The formula is the same as any call center. Actual time on schedule divided by scheduled time, times 100. BPO targets run slightly lower, 82 to 87%, because shrinkage from multi-skill routing and channel switching runs higher than in-house floors.
5. How to improve schedule adherence in a call center?
These five steps work best together. Show agents their weekly adherence data, audit shrinkage before changing schedules, set up real-time intraday alerts, fix vague aux codes, and track adherence at the individual level instead of the team average.
6. Is schedule adherence a KPI?
Yes. According to the Talkdesk CX Report 2023, 74% of call centers rank schedule adherence as a top 3 key performance metric, along with average handle time and first-contact resolution.
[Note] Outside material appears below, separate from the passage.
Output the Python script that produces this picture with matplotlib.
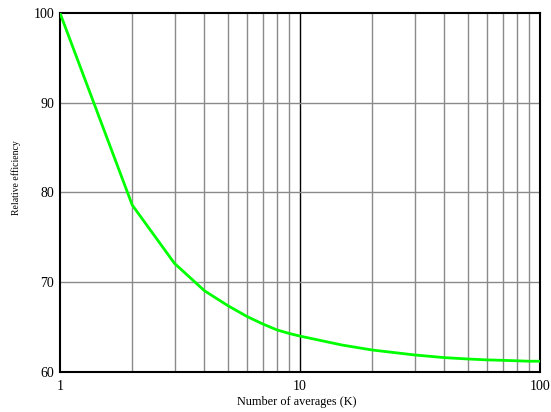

7. What causes low schedule adherence in call centers?
The most common causes are poor forecasting that leads to understaffing, no real-time visibility into off-schedule events, schedules built without shrinkage built in, unclear aux code policies that get misused, and no weekly feedback loop showing agents their own numbers.
8. What tools track schedule adherence automatically?
Workforce management tools like Flowace track adherence using live agent activity instead of manual timestamps. They flag off-schedule events in real time so supervisors can act during the shift, not the next day.
9. What is the difference between schedule adherence and schedule conformance?
Adherence measures whether an agent worked at the exact times their schedule specified. Conformance measures whether they worked the same total number of hours, even if the timing shifted. For example, taking a break an hour later than planned. An agent can hit conformance while missing adherence.